Wednesday 25 April 2012

Movie Review: Buried (2010)

An exercise in gutsy filmmaking, Buried spends it's entire 94 minutes in a coffin. Director Rodrigo Cortes and star Ryan Reynolds combine to create an epic movie in a box, and an unforgettable experience.

Paul Conroy (Reynolds) wakes up in a dark box. A truck driver for a military logistics company in Iraq, Conroy has been captured after an insurgent ambush on his convoy. His captors have dumped him in a coffin and buried him alive in a shallow dirt grave. Buried with him is a gas lighter, a functioning Blackberry phone, a couple of pens, and a few other trinkets that he will discover near his feet.

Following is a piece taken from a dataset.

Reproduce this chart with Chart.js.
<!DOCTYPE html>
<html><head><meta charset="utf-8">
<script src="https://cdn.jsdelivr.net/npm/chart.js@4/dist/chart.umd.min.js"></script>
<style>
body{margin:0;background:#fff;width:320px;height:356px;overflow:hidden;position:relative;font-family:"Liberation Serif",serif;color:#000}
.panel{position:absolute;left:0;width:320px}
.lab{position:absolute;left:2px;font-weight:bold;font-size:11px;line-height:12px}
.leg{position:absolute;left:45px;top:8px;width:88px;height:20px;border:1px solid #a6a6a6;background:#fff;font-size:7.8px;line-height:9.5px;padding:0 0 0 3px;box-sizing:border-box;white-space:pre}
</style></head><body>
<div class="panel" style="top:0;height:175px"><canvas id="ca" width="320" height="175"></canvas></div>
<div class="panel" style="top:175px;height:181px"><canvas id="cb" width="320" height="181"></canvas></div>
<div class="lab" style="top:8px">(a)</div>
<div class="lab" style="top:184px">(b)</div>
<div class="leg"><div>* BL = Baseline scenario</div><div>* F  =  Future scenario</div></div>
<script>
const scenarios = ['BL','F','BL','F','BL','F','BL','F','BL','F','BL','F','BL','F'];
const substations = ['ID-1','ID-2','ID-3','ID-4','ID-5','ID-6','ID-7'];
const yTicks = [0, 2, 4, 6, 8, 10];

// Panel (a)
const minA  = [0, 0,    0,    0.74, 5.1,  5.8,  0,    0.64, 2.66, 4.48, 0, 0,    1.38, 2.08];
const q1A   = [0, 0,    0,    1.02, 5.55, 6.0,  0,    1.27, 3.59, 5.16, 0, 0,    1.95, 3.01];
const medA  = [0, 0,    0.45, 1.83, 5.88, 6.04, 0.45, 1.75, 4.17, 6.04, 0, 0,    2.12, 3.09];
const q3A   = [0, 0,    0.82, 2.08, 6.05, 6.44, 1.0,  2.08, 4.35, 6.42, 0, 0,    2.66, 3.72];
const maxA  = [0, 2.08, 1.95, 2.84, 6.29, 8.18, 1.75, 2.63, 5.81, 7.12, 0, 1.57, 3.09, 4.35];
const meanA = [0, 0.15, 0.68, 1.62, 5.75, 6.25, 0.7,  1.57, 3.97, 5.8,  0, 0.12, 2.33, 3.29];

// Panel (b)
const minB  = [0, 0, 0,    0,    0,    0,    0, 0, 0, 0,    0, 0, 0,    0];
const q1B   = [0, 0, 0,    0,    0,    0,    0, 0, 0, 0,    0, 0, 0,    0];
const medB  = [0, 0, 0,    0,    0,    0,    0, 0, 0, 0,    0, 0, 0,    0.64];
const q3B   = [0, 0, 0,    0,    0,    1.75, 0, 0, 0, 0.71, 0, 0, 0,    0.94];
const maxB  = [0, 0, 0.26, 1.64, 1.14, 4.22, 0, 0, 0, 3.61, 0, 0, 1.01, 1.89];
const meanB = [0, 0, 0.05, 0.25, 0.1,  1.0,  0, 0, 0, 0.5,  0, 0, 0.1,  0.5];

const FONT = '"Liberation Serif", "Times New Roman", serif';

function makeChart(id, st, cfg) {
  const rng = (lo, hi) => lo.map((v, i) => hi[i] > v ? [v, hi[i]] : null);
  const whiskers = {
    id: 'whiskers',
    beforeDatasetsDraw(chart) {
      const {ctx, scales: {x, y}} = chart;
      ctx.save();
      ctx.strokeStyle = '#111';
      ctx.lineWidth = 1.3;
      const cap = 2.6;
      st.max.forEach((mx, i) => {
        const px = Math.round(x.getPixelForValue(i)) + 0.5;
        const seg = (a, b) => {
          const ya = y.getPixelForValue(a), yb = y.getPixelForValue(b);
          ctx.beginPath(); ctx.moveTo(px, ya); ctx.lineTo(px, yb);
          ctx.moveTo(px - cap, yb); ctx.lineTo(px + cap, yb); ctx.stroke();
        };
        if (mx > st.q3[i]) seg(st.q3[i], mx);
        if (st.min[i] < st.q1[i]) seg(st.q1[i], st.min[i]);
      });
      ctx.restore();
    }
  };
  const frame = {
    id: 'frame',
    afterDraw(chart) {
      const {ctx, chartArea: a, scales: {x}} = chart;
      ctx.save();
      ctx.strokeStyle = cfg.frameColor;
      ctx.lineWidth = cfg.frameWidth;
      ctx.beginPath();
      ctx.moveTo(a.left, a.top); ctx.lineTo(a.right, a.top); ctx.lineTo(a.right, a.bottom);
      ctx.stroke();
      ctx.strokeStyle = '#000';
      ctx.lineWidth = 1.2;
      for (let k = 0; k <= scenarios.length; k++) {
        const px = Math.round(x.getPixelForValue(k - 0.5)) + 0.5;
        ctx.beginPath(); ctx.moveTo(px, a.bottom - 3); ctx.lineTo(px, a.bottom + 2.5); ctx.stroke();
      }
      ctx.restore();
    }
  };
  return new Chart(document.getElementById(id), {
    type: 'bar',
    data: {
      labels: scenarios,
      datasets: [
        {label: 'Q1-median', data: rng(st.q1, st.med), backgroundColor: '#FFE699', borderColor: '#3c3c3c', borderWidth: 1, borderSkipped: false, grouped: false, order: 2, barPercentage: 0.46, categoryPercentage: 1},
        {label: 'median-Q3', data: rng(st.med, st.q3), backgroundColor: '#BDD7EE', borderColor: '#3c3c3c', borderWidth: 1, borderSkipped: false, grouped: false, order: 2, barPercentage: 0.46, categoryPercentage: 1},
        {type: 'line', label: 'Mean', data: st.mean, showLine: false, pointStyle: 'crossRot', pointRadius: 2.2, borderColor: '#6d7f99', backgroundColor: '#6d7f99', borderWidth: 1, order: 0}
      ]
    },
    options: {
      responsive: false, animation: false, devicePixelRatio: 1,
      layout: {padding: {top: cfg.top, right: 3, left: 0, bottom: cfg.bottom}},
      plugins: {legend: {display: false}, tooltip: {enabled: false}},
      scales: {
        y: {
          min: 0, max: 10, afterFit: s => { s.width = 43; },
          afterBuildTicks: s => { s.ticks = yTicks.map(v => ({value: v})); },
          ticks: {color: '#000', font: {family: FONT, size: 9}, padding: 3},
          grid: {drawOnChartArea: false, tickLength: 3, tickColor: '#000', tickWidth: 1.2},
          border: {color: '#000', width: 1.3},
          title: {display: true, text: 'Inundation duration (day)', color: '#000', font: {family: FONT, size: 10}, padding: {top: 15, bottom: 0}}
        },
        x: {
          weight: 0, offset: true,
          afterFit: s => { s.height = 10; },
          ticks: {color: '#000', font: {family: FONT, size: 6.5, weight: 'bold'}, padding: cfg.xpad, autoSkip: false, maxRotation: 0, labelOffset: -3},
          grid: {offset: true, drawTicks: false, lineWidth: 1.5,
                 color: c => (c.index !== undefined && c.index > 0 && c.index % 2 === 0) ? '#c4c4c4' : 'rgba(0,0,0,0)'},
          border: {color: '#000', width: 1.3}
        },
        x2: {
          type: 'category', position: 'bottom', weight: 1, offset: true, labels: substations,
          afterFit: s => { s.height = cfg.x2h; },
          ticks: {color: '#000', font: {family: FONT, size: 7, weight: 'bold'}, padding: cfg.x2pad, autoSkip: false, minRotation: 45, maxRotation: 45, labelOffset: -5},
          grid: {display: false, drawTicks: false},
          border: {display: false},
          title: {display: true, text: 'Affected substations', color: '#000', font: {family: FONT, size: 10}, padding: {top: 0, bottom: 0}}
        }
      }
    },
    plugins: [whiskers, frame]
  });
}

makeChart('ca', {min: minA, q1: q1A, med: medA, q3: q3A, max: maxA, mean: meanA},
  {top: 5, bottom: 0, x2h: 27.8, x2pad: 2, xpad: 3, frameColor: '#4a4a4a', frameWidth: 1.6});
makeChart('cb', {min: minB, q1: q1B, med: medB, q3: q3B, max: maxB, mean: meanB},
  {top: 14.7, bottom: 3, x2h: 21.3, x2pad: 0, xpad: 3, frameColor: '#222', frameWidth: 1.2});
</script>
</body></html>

Using the phone, Conroy desperately tries to rouse help by establishing contact with his family, the military, the FBI, and his employer. But more chilling are the incoming phone calls from his captors, demanding that he quickly arrange for a large ransom in exchange for freedom. Conroy is finally patched through to Dan Brenner (voice of Robert Paterson), a hostage rescue team leader. Brenner becomes a voice of hope, trying to locate Conroy's whereabouts in a race against time as oxygen and the phone battery both threaten to run out and the earth presses down against the coffin.

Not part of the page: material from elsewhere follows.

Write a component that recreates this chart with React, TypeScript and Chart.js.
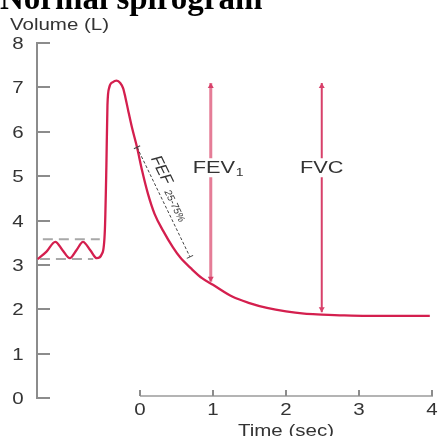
import React, { useEffect, useRef } from "react";
import { Chart, registerables } from "chart.js";

Chart.register(...registerables);

// ---- data ----
const curveTime = [
  -1.4, -1.28, -1.16, -1.06, -0.96, -0.87, -0.78, -0.68, -0.59, -0.52, -0.48, -0.46, -0.445, -0.42,
  -0.37, -0.32, -0.27, -0.23, -0.2, -0.16, -0.11, -0.04, 0.03, 0.11, 0.2, 0.32, 0.45, 0.55, 0.7,
  0.85, 1.0, 1.27, 1.5, 1.74, 2.0, 2.25, 2.49, 2.8, 3.11, 3.5, 3.97,
];
const curveVolume = [
  3.13, 3.3, 3.52, 3.33, 3.15, 3.33, 3.52, 3.33, 3.15, 3.25, 3.8, 5.2, 6.6, 7.0,
  7.12, 7.15, 7.1, 6.98, 6.78, 6.47, 6.1, 5.65, 5.12, 4.6, 4.15, 3.76, 3.4, 3.17, 2.92,
  2.7, 2.55, 2.28, 2.14, 2.03, 1.95, 1.9, 1.88, 1.86, 1.85, 1.85, 1.85,
];
const tidalUpperTime = [-1.33, -0.55];
const tidalUpperVolume = [3.58, 3.58];
const tidalLowerTime = [-1.37, -0.64];
const tidalLowerVolume = [3.13, 3.13];
const fefTime = [-0.04, 0.685];
const fefVolume = [5.65, 3.18];
const fev1Time = [0.97, 0.97];
const fev1Volume = [7.1, 2.62];
const fvcTime = [2.49, 2.49];
const fvcVolume = [7.1, 1.93];
const labelVolume = 5.2;
const yTickValues = [0, 1, 2, 3, 4, 5, 6, 7, 8];
const xTickValues = [0, 1, 2, 3, 4];
const titleText = "Normal spirogram";
const yTitle = "Volume (L)";
const xTitle = "Time (sec)";

const pts = (xs: number[], ys: number[]) => xs.map((x, i) => ({ x, y: ys[i] }));

const SX = 1.28;
const SANS = '"Liberation Sans", Arial, sans-serif';

function sText(ctx: CanvasRenderingContext2D, text: string, x: number, y: number, size: number, align: CanvasTextAlign, color = "#333", sx = SX) {
  ctx.save();
  ctx.translate(x, y);
  ctx.scale(sx, 1);
  ctx.font = `${size}px ${SANS}`;
  ctx.fillStyle = color;
  ctx.textAlign = align;
  ctx.textBaseline = "alphabetic";
  ctx.fillText(text, 0, 0);
  ctx.restore();
}

function rect(ctx: CanvasRenderingContext2D, x: number, y: number, w: number, h: number, color: string) {
  ctx.save();
  ctx.globalAlpha = 1;
  ctx.fillStyle = color;
  ctx.fillRect(x, y, w, h);
  ctx.restore();
}

const annotPlugin = {
  id: "annot",
  beforeDatasetsDraw(chart: any) {
    const ctx: CanvasRenderingContext2D = chart.ctx;
    const xs = chart.scales.x;
    const ys = chart.scales.y;
    const axX = Math.round(xs.left);
    const top = Math.round(ys.getPixelForValue(8));
    const bottom = Math.round(ys.getPixelForValue(0));
    // y axis
    rect(ctx, axX - 1, top - 1, 2, bottom - top + 2, "#8c8c8c");
    yTickValues.forEach((v) => {
      const py = Math.round(ys.getPixelForValue(v));
      rect(ctx, axX - 1, py - 1, 14, 2, "#8c8c8c");
    });
    // x axis
    const axY = bottom - 2;
    const x0 = Math.round(xs.getPixelForValue(0));
    const x4 = Math.round(xs.getPixelForValue(4));
    rect(ctx, x0, axY - 1, x4 - x0 + 1, 2, "#b4b4b4");
    xTickValues.forEach((v) => {
      const px = Math.round(xs.getPixelForValue(v));
      rect(ctx, px - 1, axY - 6, 2, 6, "#8c8c8c");
    });
  },
  afterDraw(chart: any) {
    const ctx: CanvasRenderingContext2D = chart.ctx;
    const xs = chart.scales.x;
    const ys = chart.scales.y;
    ctx.save();

    // title
    ctx.font = `bold 33px "Liberation Serif", "Times New Roman", serif`;
    ctx.fillStyle = "#000";
    ctx.textAlign = "left";
    ctx.textBaseline = "alphabetic";
    ctx.fillText(titleText, 0, 9);

    // y title
    sText(ctx, yTitle, 10, 30, 16, "left");

    yTickValues.forEach((v) => {
      const py = Math.round(ys.getPixelForValue(v));
      sText(ctx, String(v), 18, py + 6, 16, "center");
    });
    const axY = ys.getPixelForValue(0) - 2;
    xTickValues.forEach((v) => {
      const px = xs.getPixelForValue(v);
      sText(ctx, String(v), px, axY + 19, 16, "center");
    });
    sText(ctx, xTitle, xs.getPixelForValue(2), 436, 16, "center");

    // arrowheads
    const arrow = (t: number, v: number, dir: number, color: string) => {
      const px = xs.getPixelForValue(t);
      const py = ys.getPixelForValue(v);
      ctx.fillStyle = color;
      ctx.beginPath();
      ctx.moveTo(px, py);
      ctx.lineTo(px - 3, py - dir * 5);
      ctx.lineTo(px + 3, py - dir * 5);
      ctx.closePath();
      ctx.fill();
    };
    arrow(fev1Time[0], fev1Volume[0], -1, "#d8406a");
    arrow(fev1Time[1], fev1Volume[1], 1, "#d8406a");
    arrow(fvcTime[0], fvcVolume[0], -1, "#d8406a");
    arrow(fvcTime[1], fvcVolume[1], 1, "#d8406a");

    // labels with white background
    const ly = ys.getPixelForValue(labelVolume);
    const f1x = xs.getPixelForValue(fev1Time[0]);
    ctx.fillStyle = "#fff";
    ctx.fillRect(f1x - 20, ly - 9, 55, 19);
    sText(ctx, "FEV", f1x - 18, ly + 6, 17, "left");
    sText(ctx, "1", f1x + 25, ly + 9, 11, "left");
    const fvx = xs.getPixelForValue(fvcTime[0]);
    ctx.fillStyle = "#fff";
    ctx.fillRect(fvx - 22, ly - 9, 44, 19);
    sText(ctx, "FVC", fvx, ly + 6, 17, "center");

    // FEF end ticks and rotated label
    const ax = xs.getPixelForValue(fefTime[0]);
    const ay = ys.getPixelForValue(fefVolume[0]);
    const bx = xs.getPixelForValue(fefTime[1]);
    const by = ys.getPixelForValue(fefVolume[1]);
    const ang = Math.atan2(by - ay, bx - ax);
    const len = Math.hypot(bx - ax, by - ay);
    ctx.translate(ax, ay);
    ctx.rotate(ang);
    rect(ctx, -0.5, -3.5, 1, 7, "#444");
    rect(ctx, len - 0.5, -3.5, 1, 7, "#444");
    ctx.fillStyle = "#333";
    ctx.textBaseline = "middle";
    ctx.textAlign = "left";
    ctx.font = `italic 16px ${SANS}`;
    ctx.fillText("FEF", 16, -12);
    ctx.font = `italic 10px ${SANS}`;
    ctx.fillText("25-75%", 52, -8);
    ctx.restore();
  },
};

export default function App() {
  const ref = useRef<HTMLCanvasElement | null>(null);
  useEffect(() => {
    if (!ref.current) return;
    const chart = new Chart(ref.current, {
      type: "scatter",
      data: {
        datasets: [
          {
            data: pts(tidalUpperTime, tidalUpperVolume),
            showLine: true,
            borderColor: "#a8a8a8",
            borderWidth: 2,
            borderDash: [10, 6],
            pointRadius: 0,
          },
          {
            data: pts(tidalLowerTime, tidalLowerVolume),
            showLine: true,
            borderColor: "#a8a8a8",
            borderWidth: 2,
            borderDash: [10, 6],
            pointRadius: 0,
          },
          {
            data: pts(fefTime, fefVolume),
            showLine: true,
            borderColor: "#444",
            borderWidth: 1,
            borderDash: [3, 2],
            pointRadius: 0,
          },
          {
            data: pts(fev1Time, fev1Volume),
            showLine: true,
            borderColor: "#e57d97",
            borderWidth: 3,
            pointRadius: 0,
          },
          {
            data: pts(fvcTime, fvcVolume),
            showLine: true,
            borderColor: "#d8406a",
            borderWidth: 2,
            pointRadius: 0,
          },
          {
            data: pts(curveTime, curveVolume),
            showLine: true,
            borderColor: "#d41f4e",
            borderWidth: 2.3,
            pointRadius: 0,
            cubicInterpolationMode: "monotone",
          },
        ],
      },
      options: {
        animation: false,
        responsive: false,
        devicePixelRatio: 1,
        layout: { padding: { left: 37, right: 8, top: 43, bottom: 38 } },
        scales: {
          x: { type: "linear", min: -1.41, max: 4, display: false },
          y: { type: "linear", min: 0, max: 8, display: false },
        },
        plugins: { legend: { display: false }, tooltip: { enabled: false } },
        elements: { point: { radius: 0 } },
      },
      plugins: [annotPlugin],
    });
    return () => chart.destroy();
  }, []);
  return (
    <div style={{ position: "fixed", left: 0, top: 0, width: 440, height: 436, background: "#fff" }}>
      <canvas ref={ref} width={440} height={436} style={{ display: "block", width: 440, height: 436 }} />
    </div>
  );
}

Filmed in Spain in just 17 days, Buried is a remarkable achievement. The thought of spending any time trapped in a coffin is horrifying. Cortes drags all his viewers into a small box for an hour and a half, a communal claustrophobic confinement test that reveals the depth of human capacity to survive and adapt to inhumane surroundings.

Cortes keeps his cameras busy, with varying light sources and colours enriching the visual experience. Screenwriter Chris Sparling dreams up a regular stream of surprises and unexpected challenges for Conroy to deal with inside his box, some potentially deadly and others, like an ever flickering flash light, plain exasperating. As the rest of his body in tightly confined, Reynolds is forced to act with just his face, most of the time in close-up, and he delivers a commendable performance of a man suffering through horror, anger, fear, determination and frustration.

If Buried is meant as a metaphor, it's easy to uncover: the United States boxed in by an ill-advised military adventure, suffering and desperate to find a way out but not getting any help from neither locals nor outsiders. It may not be sophisticated, but few metaphors dare be this literal.

An independent art film, a populist anti-war message, and a journey into the horror of extreme incarceration. Buried confines itself to a plain box, but demonstrates soaring ambition.